▸ GIVEN MATERIAL
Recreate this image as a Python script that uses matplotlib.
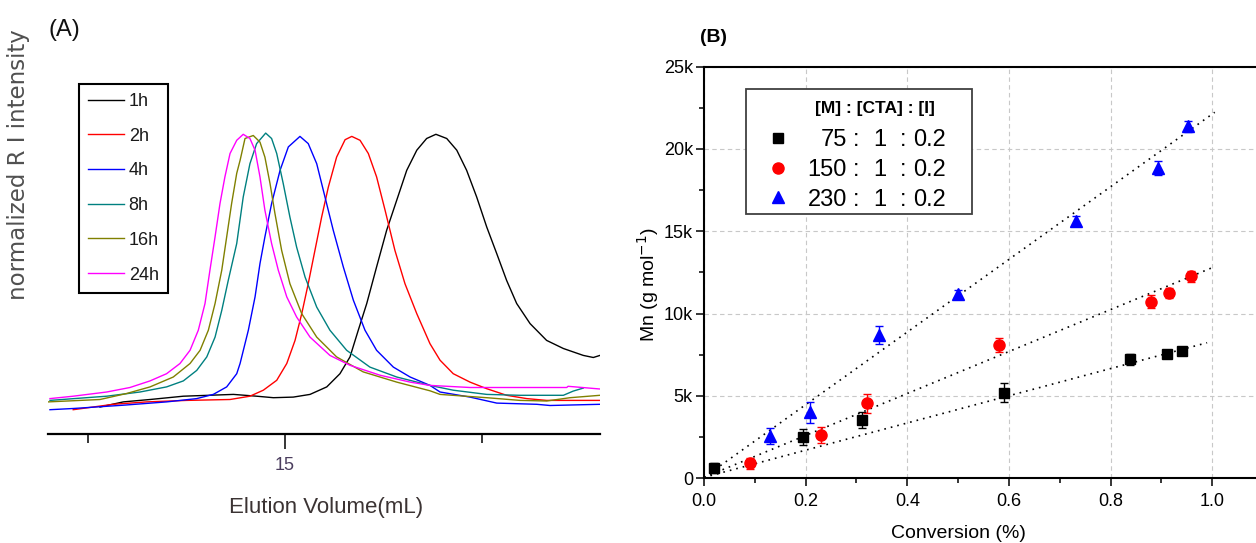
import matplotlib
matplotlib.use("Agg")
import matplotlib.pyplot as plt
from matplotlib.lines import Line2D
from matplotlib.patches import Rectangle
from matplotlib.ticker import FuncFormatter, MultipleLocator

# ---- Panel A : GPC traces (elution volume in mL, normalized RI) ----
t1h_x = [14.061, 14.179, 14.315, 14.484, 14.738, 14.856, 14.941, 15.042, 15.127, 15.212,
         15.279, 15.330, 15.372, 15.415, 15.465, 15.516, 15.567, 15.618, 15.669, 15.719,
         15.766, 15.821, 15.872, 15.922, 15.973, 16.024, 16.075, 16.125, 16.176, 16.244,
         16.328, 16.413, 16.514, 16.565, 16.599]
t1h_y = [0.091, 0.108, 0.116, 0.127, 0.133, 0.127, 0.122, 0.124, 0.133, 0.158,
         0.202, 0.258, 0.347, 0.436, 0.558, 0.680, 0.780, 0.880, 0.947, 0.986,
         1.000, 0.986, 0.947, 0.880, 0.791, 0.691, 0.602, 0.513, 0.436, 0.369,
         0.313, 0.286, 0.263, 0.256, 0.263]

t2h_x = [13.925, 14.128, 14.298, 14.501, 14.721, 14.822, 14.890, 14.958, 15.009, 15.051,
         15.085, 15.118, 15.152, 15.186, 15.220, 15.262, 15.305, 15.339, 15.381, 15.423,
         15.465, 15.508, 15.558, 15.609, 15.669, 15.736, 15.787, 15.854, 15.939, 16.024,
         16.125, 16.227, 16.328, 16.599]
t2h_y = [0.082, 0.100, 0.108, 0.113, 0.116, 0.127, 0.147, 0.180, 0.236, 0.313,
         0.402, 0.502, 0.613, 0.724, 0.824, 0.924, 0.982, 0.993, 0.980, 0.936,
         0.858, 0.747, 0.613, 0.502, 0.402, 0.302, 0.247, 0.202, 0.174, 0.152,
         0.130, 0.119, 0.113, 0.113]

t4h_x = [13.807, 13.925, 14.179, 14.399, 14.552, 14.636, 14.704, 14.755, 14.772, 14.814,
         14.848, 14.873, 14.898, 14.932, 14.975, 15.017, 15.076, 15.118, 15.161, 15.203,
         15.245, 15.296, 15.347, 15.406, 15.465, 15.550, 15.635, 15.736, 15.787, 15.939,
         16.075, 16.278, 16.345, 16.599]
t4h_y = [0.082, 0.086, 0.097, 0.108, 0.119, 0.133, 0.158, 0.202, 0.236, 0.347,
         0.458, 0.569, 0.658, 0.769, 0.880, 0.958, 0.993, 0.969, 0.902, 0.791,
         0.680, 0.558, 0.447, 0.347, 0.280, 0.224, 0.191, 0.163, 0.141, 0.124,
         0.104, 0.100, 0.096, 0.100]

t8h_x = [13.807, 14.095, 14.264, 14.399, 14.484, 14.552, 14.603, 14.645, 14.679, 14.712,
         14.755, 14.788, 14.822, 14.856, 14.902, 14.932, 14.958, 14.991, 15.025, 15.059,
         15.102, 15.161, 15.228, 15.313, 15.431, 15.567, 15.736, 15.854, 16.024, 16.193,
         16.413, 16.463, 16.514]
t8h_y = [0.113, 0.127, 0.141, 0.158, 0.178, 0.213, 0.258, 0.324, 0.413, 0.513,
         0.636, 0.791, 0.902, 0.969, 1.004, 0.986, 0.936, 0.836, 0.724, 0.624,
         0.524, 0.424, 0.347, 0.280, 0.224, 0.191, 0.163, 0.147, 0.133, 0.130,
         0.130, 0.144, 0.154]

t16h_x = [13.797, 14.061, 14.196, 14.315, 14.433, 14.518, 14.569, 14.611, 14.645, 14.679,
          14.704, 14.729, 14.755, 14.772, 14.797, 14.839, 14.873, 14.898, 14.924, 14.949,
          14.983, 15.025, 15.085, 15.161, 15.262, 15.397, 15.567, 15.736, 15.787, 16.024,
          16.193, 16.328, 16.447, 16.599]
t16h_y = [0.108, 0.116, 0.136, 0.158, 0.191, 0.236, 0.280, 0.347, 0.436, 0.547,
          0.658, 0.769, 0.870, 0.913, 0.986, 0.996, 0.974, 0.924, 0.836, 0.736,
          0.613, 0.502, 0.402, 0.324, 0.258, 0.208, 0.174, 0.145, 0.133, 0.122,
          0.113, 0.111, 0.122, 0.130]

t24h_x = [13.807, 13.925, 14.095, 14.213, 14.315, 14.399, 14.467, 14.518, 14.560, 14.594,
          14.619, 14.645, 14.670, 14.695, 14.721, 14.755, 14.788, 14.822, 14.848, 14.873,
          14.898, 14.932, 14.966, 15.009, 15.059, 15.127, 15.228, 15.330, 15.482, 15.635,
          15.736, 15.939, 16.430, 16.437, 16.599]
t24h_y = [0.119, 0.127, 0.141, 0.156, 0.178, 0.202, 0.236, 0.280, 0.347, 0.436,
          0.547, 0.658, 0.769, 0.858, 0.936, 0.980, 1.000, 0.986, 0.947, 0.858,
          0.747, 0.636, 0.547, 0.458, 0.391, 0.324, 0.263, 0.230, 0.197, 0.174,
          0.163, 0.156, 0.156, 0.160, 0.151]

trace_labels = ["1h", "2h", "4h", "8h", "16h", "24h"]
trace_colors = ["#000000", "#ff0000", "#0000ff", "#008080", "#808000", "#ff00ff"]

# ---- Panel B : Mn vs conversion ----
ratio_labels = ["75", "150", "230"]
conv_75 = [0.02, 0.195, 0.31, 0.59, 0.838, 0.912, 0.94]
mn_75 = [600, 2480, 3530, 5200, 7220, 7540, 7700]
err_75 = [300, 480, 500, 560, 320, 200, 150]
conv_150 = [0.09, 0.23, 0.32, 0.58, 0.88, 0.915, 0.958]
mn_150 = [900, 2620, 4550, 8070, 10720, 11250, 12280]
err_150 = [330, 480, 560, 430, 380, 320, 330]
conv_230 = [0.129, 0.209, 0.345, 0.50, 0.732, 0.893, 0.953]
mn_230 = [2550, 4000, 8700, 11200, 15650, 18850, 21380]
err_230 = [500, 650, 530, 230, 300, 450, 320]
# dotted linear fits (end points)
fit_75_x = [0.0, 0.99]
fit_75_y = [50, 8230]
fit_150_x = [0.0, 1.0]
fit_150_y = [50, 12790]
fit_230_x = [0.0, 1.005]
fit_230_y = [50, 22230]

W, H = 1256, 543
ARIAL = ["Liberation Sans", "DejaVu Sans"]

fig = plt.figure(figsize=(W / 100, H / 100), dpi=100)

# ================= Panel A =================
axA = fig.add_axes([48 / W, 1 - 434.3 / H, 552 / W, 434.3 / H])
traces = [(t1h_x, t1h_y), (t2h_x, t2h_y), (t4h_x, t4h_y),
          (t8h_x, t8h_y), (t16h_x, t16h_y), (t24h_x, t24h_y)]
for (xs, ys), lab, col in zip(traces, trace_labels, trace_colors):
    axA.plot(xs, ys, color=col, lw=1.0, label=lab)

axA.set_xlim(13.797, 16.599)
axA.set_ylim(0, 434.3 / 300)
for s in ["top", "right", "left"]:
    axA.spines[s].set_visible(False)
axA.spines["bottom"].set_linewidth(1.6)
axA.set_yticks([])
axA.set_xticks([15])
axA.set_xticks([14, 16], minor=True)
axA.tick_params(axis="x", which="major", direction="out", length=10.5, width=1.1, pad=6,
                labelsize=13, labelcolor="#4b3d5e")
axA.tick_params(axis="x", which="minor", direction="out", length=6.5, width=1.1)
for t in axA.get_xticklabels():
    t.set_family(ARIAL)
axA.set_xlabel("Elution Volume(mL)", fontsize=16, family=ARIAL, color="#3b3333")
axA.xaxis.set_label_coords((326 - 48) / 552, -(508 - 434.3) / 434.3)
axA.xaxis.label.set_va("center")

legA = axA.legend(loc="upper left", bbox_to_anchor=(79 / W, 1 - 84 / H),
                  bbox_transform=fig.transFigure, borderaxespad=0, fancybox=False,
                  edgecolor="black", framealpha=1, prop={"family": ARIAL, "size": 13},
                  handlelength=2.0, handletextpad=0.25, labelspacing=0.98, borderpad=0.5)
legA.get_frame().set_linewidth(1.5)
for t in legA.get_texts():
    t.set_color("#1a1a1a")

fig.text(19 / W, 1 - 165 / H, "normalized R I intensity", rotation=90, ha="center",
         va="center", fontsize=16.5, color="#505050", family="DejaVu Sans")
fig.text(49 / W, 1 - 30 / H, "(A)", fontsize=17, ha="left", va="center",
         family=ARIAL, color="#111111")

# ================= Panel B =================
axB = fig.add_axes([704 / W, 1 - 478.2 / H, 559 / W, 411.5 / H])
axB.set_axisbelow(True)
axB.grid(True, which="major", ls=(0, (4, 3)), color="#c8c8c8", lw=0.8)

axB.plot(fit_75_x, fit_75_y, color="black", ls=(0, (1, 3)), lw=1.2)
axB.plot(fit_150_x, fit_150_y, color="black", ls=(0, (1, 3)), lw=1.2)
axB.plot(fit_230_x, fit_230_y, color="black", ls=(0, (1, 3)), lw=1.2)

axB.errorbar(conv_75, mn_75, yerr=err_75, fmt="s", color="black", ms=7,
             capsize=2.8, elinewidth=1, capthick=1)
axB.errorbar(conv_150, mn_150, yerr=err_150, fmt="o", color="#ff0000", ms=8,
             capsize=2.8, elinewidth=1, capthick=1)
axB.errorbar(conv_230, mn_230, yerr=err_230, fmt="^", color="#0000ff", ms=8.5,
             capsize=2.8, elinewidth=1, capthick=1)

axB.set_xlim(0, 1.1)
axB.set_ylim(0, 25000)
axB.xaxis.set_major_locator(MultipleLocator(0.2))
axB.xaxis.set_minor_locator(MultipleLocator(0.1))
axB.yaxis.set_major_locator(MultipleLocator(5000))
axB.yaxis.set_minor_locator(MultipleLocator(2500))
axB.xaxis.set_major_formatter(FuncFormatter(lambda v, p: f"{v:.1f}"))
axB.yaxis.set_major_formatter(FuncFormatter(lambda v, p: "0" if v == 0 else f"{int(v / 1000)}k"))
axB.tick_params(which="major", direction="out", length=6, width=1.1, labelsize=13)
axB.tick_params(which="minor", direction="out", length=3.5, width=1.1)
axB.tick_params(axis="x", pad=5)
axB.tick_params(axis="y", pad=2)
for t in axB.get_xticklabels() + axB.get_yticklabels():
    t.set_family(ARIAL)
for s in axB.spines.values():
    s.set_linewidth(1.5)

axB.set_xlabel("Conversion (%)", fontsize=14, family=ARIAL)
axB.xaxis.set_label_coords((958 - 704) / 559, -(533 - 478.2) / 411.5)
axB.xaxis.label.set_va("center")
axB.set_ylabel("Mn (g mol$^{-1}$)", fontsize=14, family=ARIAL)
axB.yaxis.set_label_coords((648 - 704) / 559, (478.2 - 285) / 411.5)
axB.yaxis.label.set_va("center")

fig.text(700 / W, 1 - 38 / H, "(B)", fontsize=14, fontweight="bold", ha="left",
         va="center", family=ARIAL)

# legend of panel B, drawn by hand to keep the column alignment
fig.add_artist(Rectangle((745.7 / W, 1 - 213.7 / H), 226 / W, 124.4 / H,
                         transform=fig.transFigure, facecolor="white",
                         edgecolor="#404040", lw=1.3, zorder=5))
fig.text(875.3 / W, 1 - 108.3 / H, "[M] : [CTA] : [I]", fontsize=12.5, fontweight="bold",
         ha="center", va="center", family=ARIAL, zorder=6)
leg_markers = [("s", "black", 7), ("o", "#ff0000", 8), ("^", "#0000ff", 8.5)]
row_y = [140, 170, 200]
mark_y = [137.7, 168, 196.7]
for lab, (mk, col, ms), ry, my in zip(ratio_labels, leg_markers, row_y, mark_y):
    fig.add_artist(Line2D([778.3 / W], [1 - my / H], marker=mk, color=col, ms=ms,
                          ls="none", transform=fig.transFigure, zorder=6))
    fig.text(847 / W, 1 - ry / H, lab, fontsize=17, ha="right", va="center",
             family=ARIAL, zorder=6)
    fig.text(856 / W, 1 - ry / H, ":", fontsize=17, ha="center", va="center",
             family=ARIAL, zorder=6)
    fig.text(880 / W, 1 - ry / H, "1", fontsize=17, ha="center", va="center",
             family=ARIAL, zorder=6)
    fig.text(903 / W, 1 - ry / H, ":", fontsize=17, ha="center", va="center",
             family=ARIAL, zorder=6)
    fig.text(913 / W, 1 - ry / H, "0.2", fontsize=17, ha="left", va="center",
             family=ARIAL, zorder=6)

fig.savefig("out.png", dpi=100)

▸ CHALLENGE
Without any pictures, reproduce the lines from the first one in the material through the line that has "0.130, 0.119, 0.113, 0.113]", exactly as they appear.

▸ WRITTEN SOLUTION
Recreate this image as a Python script that uses matplotlib.
import matplotlib
matplotlib.use("Agg")
import matplotlib.pyplot as plt
from matplotlib.lines import Line2D
from matplotlib.patches import Rectangle
from matplotlib.ticker import FuncFormatter, MultipleLocator

# ---- Panel A : GPC traces (elution volume in mL, normalized RI) ----
t1h_x = [14.061, 14.179, 14.315, 14.484, 14.738, 14.856, 14.941, 15.042, 15.127, 15.212,
         15.279, 15.330, 15.372, 15.415, 15.465, 15.516, 15.567, 15.618, 15.669, 15.719,
         15.766, 15.821, 15.872, 15.922, 15.973, 16.024, 16.075, 16.125, 16.176, 16.244,
         16.328, 16.413, 16.514, 16.565, 16.599]
t1h_y = [0.091, 0.108, 0.116, 0.127, 0.133, 0.127, 0.122, 0.124, 0.133, 0.158,
         0.202, 0.258, 0.347, 0.436, 0.558, 0.680, 0.780, 0.880, 0.947, 0.986,
         1.000, 0.986, 0.947, 0.880, 0.791, 0.691, 0.602, 0.513, 0.436, 0.369,
         0.313, 0.286, 0.263, 0.256, 0.263]

t2h_x = [13.925, 14.128, 14.298, 14.501, 14.721, 14.822, 14.890, 14.958, 15.009, 15.051,
         15.085, 15.118, 15.152, 15.186, 15.220, 15.262, 15.305, 15.339, 15.381, 15.423,
         15.465, 15.508, 15.558, 15.609, 15.669, 15.736, 15.787, 15.854, 15.939, 16.024,
         16.125, 16.227, 16.328, 16.599]
t2h_y = [0.082, 0.100, 0.108, 0.113, 0.116, 0.127, 0.147, 0.180, 0.236, 0.313,
         0.402, 0.502, 0.613, 0.724, 0.824, 0.924, 0.982, 0.993, 0.980, 0.936,
         0.858, 0.747, 0.613, 0.502, 0.402, 0.302, 0.247, 0.202, 0.174, 0.152,
         0.130, 0.119, 0.113, 0.113]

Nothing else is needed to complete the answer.